In our view, a jury could reasonably find that it was patently unacceptable for the City not to warn the public of the potential that the pavement would subside near the area the repair was performed. Martin admitted the sinkhole into which Childs-Abdullah stumbled was a dangerous condition. It was a car-door-length in diameter and four inches or more deep.
Martin's experience with another sinkhole was that the success of his repair method was not predictable. It had failed once, requiring a second repair, before the problem was solved. He said that the cause of a sinkhole was difficult to ascertain; it was a product of Mother Nature. It could re-emerge if a tire hit it the wrong way. Or, weather could cause it to return. He provided no detailed basis to conclude that the repairs, which repeatedly failed, were ultimately the reason the sinkhole stopped recurring. In any event, the repeated repairs of the sinkhole demonstrate the unreliability and unpredictability of the City's repair method.
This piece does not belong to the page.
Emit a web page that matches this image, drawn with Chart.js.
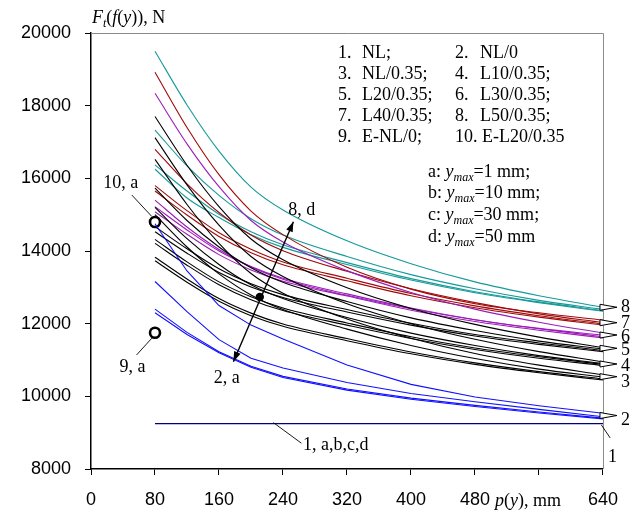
<!DOCTYPE html>
<html>
<head>
<meta charset="utf-8">
<script src="https://cdn.jsdelivr.net/npm/chart.js@4"></script>
<style>
  body { margin: 0; background: #fff; }
  #wrap { width: 632px; height: 513px; }
</style>
</head>
<body>
<div id="wrap"><canvas id="forceChart" width="632" height="513"></canvas></div>
<script>
// p(y), mm - points where each curve is read
const pValues = [80, 120, 160, 200, 240, 320, 400, 480, 560, 640];

// 1. NL (a,b,c,d coincide)
const s1 = [9250, 9250, 9250, 9250, 9250, 9250, 9250, 9250, 9250, 9250];
// 2. NL/0
const s2a = [12300, 11700, 11200, 10800, 10520, 10170, 9920, 9720, 9540, 9380];
const s2b = [12400, 11760, 11230, 10830, 10550, 10200, 9950, 9750, 9570, 9400];
const s2c = [13160, 12330, 11560, 11050, 10780, 10380, 10080, 9850, 9640, 9440];
const s2d = [14750, 13450, 12500, 11960, 11580, 10860, 10330, 9980, 9740, 9535];
// 3. NL/0.35
const s3a = [13730, 13140, 12620, 12220, 11930, 11530, 11170, 10880, 10650, 10450];
const s3b = [13830, 13230, 12690, 12290, 11990, 11590, 11220, 10920, 10680, 10480];
const s3c = [15000, 14110, 13370, 12790, 12390, 11850, 11400, 11040, 10750, 10530];
const s3d = [16520, 15280, 14210, 13380, 12840, 12130, 11600, 11180, 10860, 10590];
// 4. L10/0.35
const s4a = [14210, 13610, 13070, 12660, 12360, 11960, 11590, 11290, 11050, 10850];
const s4b = [14320, 13700, 13150, 12740, 12430, 12020, 11640, 11330, 11090, 10880];
const s4c = [15200, 14340, 13630, 13070, 12690, 12170, 11740, 11400, 11120, 10900];
const s4d = [17120, 15820, 14710, 13850, 13300, 12550, 12000, 11570, 11230, 10950];
// 5. L20/0.35
const s5a = [14530, 13940, 13410, 13010, 12720, 12320, 11960, 11660, 11430, 11230];
const s5b = [14670, 14060, 13510, 13100, 12800, 12390, 12010, 11700, 11470, 11260];
const s5c = [15730, 14840, 14110, 13540, 13140, 12610, 12160, 11810, 11520, 11300];
const s5d = [17700, 16360, 15220, 14330, 13760, 12990, 12420, 11980, 11630, 11340];
// 6. L30/0.35
const s6a = [15080, 14460, 13900, 13480, 13170, 12760, 12370, 12060, 11820, 11610];
const s6b = [15220, 14580, 14000, 13570, 13250, 12820, 12430, 12110, 11860, 11640];
const s6c = [15400, 14660, 14040, 13560, 13220, 12780, 12410, 12110, 11870, 11680];
const s6d = [18340, 16950, 15770, 14840, 14250, 13460, 12860, 12400, 12040, 11740];
// 7. L40/0.35
const s7a = [15650, 14990, 14400, 13950, 13620, 13180, 12770, 12440, 12180, 11960];
const s7b = [15800, 15110, 14500, 14050, 13700, 13250, 12830, 12490, 12220, 11990];
const s7c = [16800, 15850, 15060, 14440, 14010, 13440, 12960, 12580, 12270, 12030];
const s7d = [18920, 17400, 16100, 15100, 14450, 13550, 12950, 12550, 12300, 12100];
// 8. L50/0.35
const s8a = [16250, 15460, 14920, 14450, 14100, 13630, 13200, 12850, 12580, 12340];
const s8b = [16370, 15650, 15010, 14530, 14170, 13680, 13240, 12880, 12600, 12360];
const s8c = [17330, 16340, 15530, 14890, 14440, 13850, 13350, 12960, 12640, 12390];
const s8d = [19500, 18020, 16750, 15760, 15130, 14280, 13650, 13150, 12770, 12450];
// 9. E-NL/0 and 10. E-L20/0.35 (y_max = 1 mm)
const expP = [80];
const exp9 = [11750];
const exp10 = [14800];

// axis ticks (560 has a tick mark but no label)
const xTickLabels = ['0', '80', '160', '240', '320', '400', '480', '', '640'];

// legend texts
const legendLeft = [['1.', 'NL;'], ['3.', 'NL/0.35;'], ['5.', 'L20/0.35;'], ['7.', 'L40/0.35;'], ['9.', 'E-NL/0;']];
const legendRight = [['2.', 'NL/0'], ['4.', 'L10/0.35;'], ['6.', 'L30/0.35;'], ['8.', 'L50/0.35;'], ['10.', 'E-L20/0.35']];
const ymaxLabels = [['a:', '=1 mm;'], ['b:', '=10 mm;'], ['c:', '=30 mm;'], ['d:', '=50 mm']];

// right end markers (group number, value of the marker, value of label baseline)
const endGroups = ['2', '3', '4', '5', '6', '7', '8'];
const endMarks = [9472, 10541, 10890, 11322, 11688, 12027, 12451];
const endText = [9212, 10266, 10706, 11139, 11505, 11882, 12330];

const teal = '#17999a';
const red = '#a00a0a';
const purple = '#9c1cb8';
const blue = '#1010ff';
const navy = '#000080';

const serif = '"Liberation Serif", "Times New Roman", serif';

function curve(values, color, straight) {
    return {
        data: pValues.map((p, i) => ({ x: p, y: values[i] })),
        borderColor: color,
        borderWidth: 1.1,
        pointRadius: 0,
        fill: false,
        tension: 0,
        cubicInterpolationMode: straight ? 'default' : 'monotone'
    };
}

const datasets = [
    curve(s1, navy, true),
    curve(s2a, blue, true), curve(s2b, blue, true), curve(s2c, blue, true), curve(s2d, blue, true),
    curve(s3a, '#000'), curve(s3b, '#000'), curve(s3c, '#000'), curve(s3d, '#000'),
    curve(s4a, '#000'), curve(s4b, '#000'), curve(s4c, '#000'), curve(s4d, '#000'),
    curve(s5a, '#000'), curve(s5b, '#000'), curve(s5c, '#000'), curve(s5d, '#000'),
    curve(s6a, purple), curve(s6b, purple), curve(s6c, purple), curve(s6d, purple),
    curve(s7a, red), curve(s7b, red), curve(s7c, red), curve(s7d, red),
    curve(s8a, teal), curve(s8b, teal), curve(s8c, teal), curve(s8d, teal),
    {
        data: expP.map((p, i) => ({ x: p, y: exp9[i] })).concat(expP.map((p, i) => ({ x: p, y: exp10[i] }))),
        showLine: false,
        pointRadius: 5,
        pointBorderWidth: 2.6,
        pointBorderColor: '#000',
        pointBackgroundColor: '#fff'
    }
];

// rich text: parts drawn one after another (italic / subscript)
function rich(ctx, x, y, parts, align) {
    const fontOf = p => (p.i ? 'italic ' : '') + (p.s ? '12px ' : '18px ') + serif;
    let w = 0;
    parts.forEach(p => { ctx.font = fontOf(p); w += ctx.measureText(p.t).width; });
    let cx = align === 'center' ? x - w / 2 : x;
    ctx.textAlign = 'left';
    ctx.textBaseline = 'alphabetic';
    parts.forEach(p => {
        ctx.font = fontOf(p);
        ctx.fillText(p.t, cx, y + (p.s ? 4 : 0));
        cx += ctx.measureText(p.t).width;
    });
}

function arrowHead(ctx, x0, y0, x1, y1) {
    const a = Math.atan2(y1 - y0, x1 - x0);
    const len = 10, half = 3.5;
    ctx.beginPath();
    ctx.moveTo(x1, y1);
    ctx.lineTo(x1 - len * Math.cos(a) + half * Math.sin(a), y1 - len * Math.sin(a) - half * Math.cos(a));
    ctx.lineTo(x1 - len * Math.cos(a) - half * Math.sin(a), y1 - len * Math.sin(a) + half * Math.cos(a));
    ctx.closePath();
    ctx.fill();
}

const annotations = {
    id: 'annotations',
    afterDraw(chart) {
        const ctx = chart.ctx;
        const xs = chart.scales.x, ys = chart.scales.y;
        const X = v => xs.getPixelForValue(v), Y = v => ys.getPixelForValue(v);
        const area = chart.chartArea;
        ctx.save();

        // frame on top and right
        ctx.strokeStyle = '#8a8a8a';
        ctx.lineWidth = 1;
        ctx.beginPath();
        ctx.moveTo(area.left, area.top + 0.5);
        ctx.lineTo(area.right + 0.5, area.top + 0.5);
        ctx.lineTo(area.right + 0.5, area.bottom);
        ctx.stroke();

        ctx.fillStyle = '#000';
        ctx.strokeStyle = '#000';

        // axis titles
        rich(ctx, area.left + 1, 23, [
            { t: 'F', i: true }, { t: 't', i: true, s: true }, { t: '(' }, { t: 'f', i: true },
            { t: '(' }, { t: 'y', i: true }, { t: ')), N' }
        ]);
        rich(ctx, 495, 506, [{ t: 'p', i: true }, { t: '(' }, { t: 'y', i: true }, { t: '), mm' }]);

        // legend block
        legendLeft.forEach((r, i) => {
            const by = 58.3 + i * 20.85;
            rich(ctx, 338, by, [{ t: r[0] }]);
            rich(ctx, 362, by, [{ t: r[1] }]);
        });
        legendRight.forEach((r, i) => {
            const by = 58.3 + i * 20.85;
            if (r[0] === '10.') {
                rich(ctx, 455, by, [{ t: r[0] + ' ' + r[1] }]);
            } else {
                rich(ctx, 455, by, [{ t: r[0] }]);
                rich(ctx, 480, by, [{ t: r[1] }]);
            }
        });
        ymaxLabels.forEach((r, i) => {
            rich(ctx, 428, 176.7 + i * 21.7, [
                { t: r[0] + ' ' }, { t: 'y', i: true }, { t: 'max', i: true, s: true }, { t: r[1] }
            ]);
        });

        // arrow from 2,a to 8,d with the middle dot
        const ax0 = X(178), ay0 = Y(10954), ax1 = X(253), ay1 = Y(14807);
        ctx.lineWidth = 1.4;
        ctx.beginPath();
        ctx.moveTo(ax0, ay0);
        ctx.lineTo(ax1, ay1);
        ctx.stroke();
        arrowHead(ctx, ax0, ay0, ax1, ay1);
        arrowHead(ctx, ax1, ay1, ax0, ay0);
        ctx.beginPath();
        ctx.arc(X(211), Y(12735), 4.2, 0, Math.PI * 2);
        ctx.fill();

        // leader lines
        ctx.lineWidth = 0.9;
        [[[51, 15540], [76, 14950]], [[76, 11600], [57, 11140]], [[228, 9276], [263, 8710]], [[638, 9213], [649, 8855]]]
            .forEach(l => {
                ctx.beginPath();
                ctx.moveTo(X(l[0][0]), Y(l[0][1]));
                ctx.lineTo(X(l[1][0]), Y(l[1][1]));
                ctx.stroke();
            });

        // curve labels
        rich(ctx, X(37.3), Y(15726), [{ t: '10, a' }], 'center');
        rich(ctx, X(51.9), Y(10679), [{ t: '9, a' }], 'center');
        rich(ctx, X(263.4), Y(14991), [{ t: '8, d' }], 'center');
        rich(ctx, X(169.6), Y(10368), [{ t: '2, a' }], 'center');
        rich(ctx, X(265), Y(8524), [{ t: '1, a,b,c,d' }]);

        // end markers at p = 640
        const xe = X(640);
        ctx.lineWidth = 1;
        endMarks.forEach((v, i) => {
            const y = Y(v);
            ctx.beginPath();
            ctx.moveTo(xe - 3, y - 3);
            ctx.lineTo(xe + 14, y);
            ctx.lineTo(xe - 3, y + 3);
            ctx.closePath();
            ctx.fillStyle = '#fff';
            ctx.fill();
            ctx.stroke();
            ctx.fillStyle = '#000';
            rich(ctx, xe + 18, Y(endText[i]), [{ t: endGroups[i] }]);
        });
        rich(ctx, xe + 5, Y(8200), [{ t: '1' }]);

        ctx.restore();
    }
};

new Chart(document.getElementById('forceChart'), {
    type: 'line',
    data: { datasets: datasets },
    options: {
        responsive: false,
        animation: false,
        events: [],
        layout: { padding: { top: 33, right: 29, left: 0, bottom: 0 } },
        plugins: {
            legend: { display: false },
            tooltip: { enabled: false }
        },
        scales: {
            x: {
                type: 'linear',
                min: 0,
                max: 640,
                ticks: {
                    stepSize: 80,
                    color: '#000',
                    padding: 14,
                    maxRotation: 0,
                    autoSkip: false,
                    font: { family: '"Liberation Sans", Arial, sans-serif', size: 18 },
                    callback: (value, index) => xTickLabels[index]
                },
                grid: { drawOnChartArea: false, tickLength: 6, color: '#000' },
                border: { color: '#000', width: 1.5 },
                afterFit: s => { s.height = 44; }
            },
            y: {
                min: 8000,
                max: 20000,
                ticks: {
                    stepSize: 2000,
                    color: '#000',
                    padding: 14,
                    font: { family: '"Liberation Sans", Arial, sans-serif', size: 18 },
                    callback: value => String(value)
                },
                grid: { drawOnChartArea: false, tickLength: 6, color: '#000' },
                border: { color: '#000', width: 1.5 },
                afterFit: s => { s.width = 91; }
            }
        }
    },
    plugins: [annotations]
});
</script>
</body>
</html>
A jury could conclude the City's "action . . . to protect against the condition, " N.J.S.A. 59:4-2, was to repair, wait to see if someone reported that the repair had failed, and then to repair it again the same way — without providing the public any warning of the intervening risks. Notwithstanding the promptness with which the City responded once notified the sinkhole returned, a jury could conclude that it was palpably unreasonable for the City not to place a cone or sign near the area of the repair, given the potential of a re-emergent depression in the pavement. Given our disposition, we need not reach the issue whether the City's method of repair was itself negligent and palpably unreasonable. See Daniel v. State Dept. of Transp., 239 N.J.Super. 563, 573-74 (App. Div.) (holding State liable for negligent repair of dangerous road condition), certif. denied, 122 N.J. 325 (1990).
Reversed and remanded. We do not retain jurisdiction.